I forget sometimes that not everyone who follows me here may read Row Three as well (and vice versa, but that’s a different thing), so I’ll try to remember to put up a note whenever I post something major over there. Mostly all I’ve had time to post over there are the weekly Film on TV and DVD Triage posts anyway, which I crosspost here as well. But this week I guested on the Row Three Cinecast, one of three podcasts the site hosts, led by Andrew and Kurt. We talked about Miranda July’s The Future, Joe Cornish’s Attack the Block, John Michael McDonagh’s The Guard, as well as various other things we watched over the past week. It’s a pretty lengthy, informal podcast – nice to throw on in the car or on the train if you have a long commute.
I also wrote a full review of The Future published last week; here’s an excerpt of that.

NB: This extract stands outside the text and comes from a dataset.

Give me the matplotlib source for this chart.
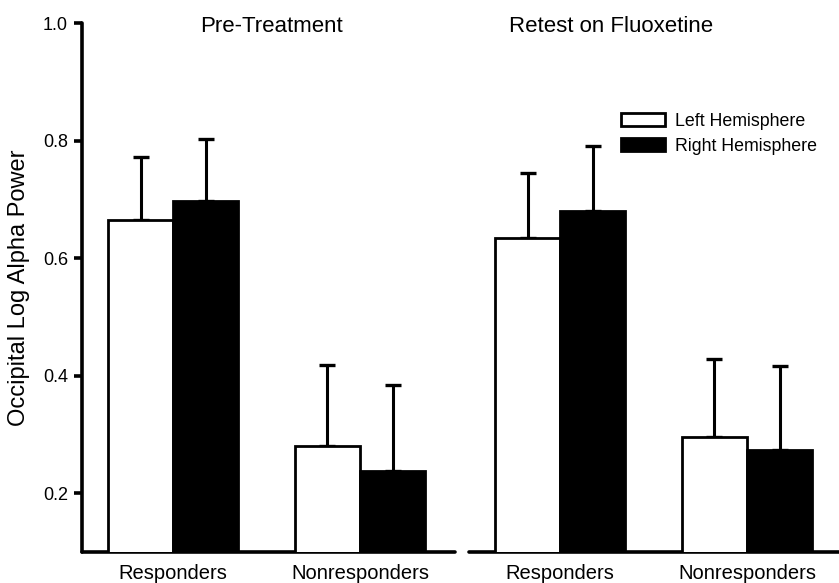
import matplotlib
matplotlib.use("Agg")
import matplotlib.pyplot as plt
import numpy as np
from matplotlib.patches import Patch

plt.rcParams['font.family'] = ['Liberation Sans', 'DejaVu Sans']

groups = ["Responders", "Nonresponders"]
series = ["Left Hemisphere", "Right Hemisphere"]
panel_titles = ["Pre-Treatment", "Retest on Fluoxetine"]

pre_left = [0.666, 0.281]
pre_left_err = [0.107, 0.137]
pre_right = [0.697, 0.238]
pre_right_err = [0.106, 0.146]

retest_left = [0.635, 0.295]
retest_left_err = [0.110, 0.133]
retest_right = [0.681, 0.274]
retest_right_err = [0.111, 0.143]

yticks = [0.2, 0.4, 0.6, 0.8, 1.0]

W, H = 839, 583
fig = plt.figure(figsize=(W / 100, H / 100), dpi=100)

bottom = 1 - 552 / H
top = 1 - 23.5 / H
ax1 = fig.add_axes([82 / W, bottom, 373 / W, top - bottom])
ax2 = fig.add_axes([469 / W, bottom, 370 / W, top - bottom])

w = 0.348
x = np.arange(len(groups))

def draw(ax, left, lerr, right, rerr, xmax):
    ax.bar(x - w / 2, left, w, bottom=0, color="white", edgecolor="black",
           linewidth=2.0, zorder=3)
    ax.bar(x + w / 2, right, w, color="black", edgecolor="black",
           linewidth=2.0, zorder=3)
    ax.errorbar(x - w / 2, left, yerr=[np.zeros(len(lerr)), lerr], fmt="none",
                ecolor="black", elinewidth=2.2, capsize=6, capthick=2.4, zorder=2)
    ax.errorbar(x + w / 2, right, yerr=[np.zeros(len(rerr)), rerr], fmt="none",
                ecolor="black", elinewidth=2.2, capsize=6, capthick=2.4, zorder=2)
    ax.set_ylim(0.1, 1.0)
    ax.set_xlim(-0.487, xmax)
    for s in ["top", "right"]:
        ax.spines[s].set_visible(False)
    ax.spines["bottom"].set_linewidth(2.6)
    ax.spines["bottom"].set_capstyle("round")
    ax.spines["left"].set_linewidth(2.6)
    ax.spines["left"].set_capstyle("round")
    ax.set_xticks(x)
    ax.set_xticklabels(groups, fontsize=14.5)
    ax.tick_params(axis="x", length=0, pad=8.5)

draw(ax1, pre_left, pre_left_err, pre_right, pre_right_err, 1.508)
draw(ax2, retest_left, retest_left_err, retest_right, retest_right_err, 1.492)

ax1.set_yticks(yticks)
ax1.set_yticklabels([f"{t:.1f}" for t in yticks], fontsize=13)
ax1.tick_params(axis="y", direction="out", length=6, width=2.6, pad=4)
ax1.set_ylabel("Occipital Log Alpha Power", fontsize=17, labelpad=9)

ax2.spines["left"].set_visible(False)
ax2.set_yticks([])

fig.text(271 / W, 1 - 32 / H, panel_titles[0], ha="center", va="baseline", fontsize=16)
fig.text(611 / W, 1 - 32 / H, panel_titles[1], ha="center", va="baseline", fontsize=16)

handles = [Patch(facecolor="white", edgecolor="black", linewidth=2.0),
           Patch(facecolor="black", edgecolor="black", linewidth=2.0)]
fig.legend(handles, series, loc="upper left", bbox_to_anchor=(621 / W, 1 - 113 / H),
           frameon=False, fontsize=12.8, borderpad=0, borderaxespad=0,
           handlelength=2.45, handleheight=0.75, handletextpad=0.6, labelspacing=0.45)

fig.savefig("out.png", dpi=100)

For some reason it’s difficult to believe that The Future is only Miranda July’s second feature, and that it’s been six years since her previous one, Me and You and Everyone We Know. That film gathered huge success on the festival circuit and among indie film audiences with its particular brand of twee quirkiness – a quirkiness that fits in with the Sundance crowd but rings a little truer, a little deeper. She’s been busy with short films, performance art, short stories, and spoken word recordings in between, and even though I haven’t seen or heard a whole lot of that work, you can feel it in this film. It feels like an organic outgrowth of July as a writer and performer; not like a long-overdue follow-up to a successful film but merely the way this particular story needed to express itself, so she made a film rather than a book or a performance piece. Because though it would be easy for naysayers to dismiss July as merely quirky, she’s tapping into some very real and meaningful places in the lives of the now thirty-something middle-class artistic-minded people she writes about and to some degree represents.
The Future begins with a narrative framing device that’s likely to offput many – it was my least favorite part of the film, though I did like much of the actual narration as written. The narrator is a cat, voiced by July in the most gratingly annoying voice she could come up with and visually represented by a pair of paws. Paw-Paw is a stray cat that July’s actual character Sophie and her boyfriend Jason rescued and are planning to adopt when he’s out of quarantine at the vet’s. But Sophie and Jason aren’t sure they’re ready for the responsibility and decide they need to do everything they always wanted to do in the thirty days before they go to pick Paw-Paw up. On the surface, it seems like a fairly silly plot, but July is deep in metaphor in this film (and will get deeper), using Paw-Paw as a catalyst to energize Sophie and Jason out of their complacency in decent but unfulfilling jobs with the realization that they’re getting into their thirties and haven’t really even started to do the things they’d always planned to to in the future.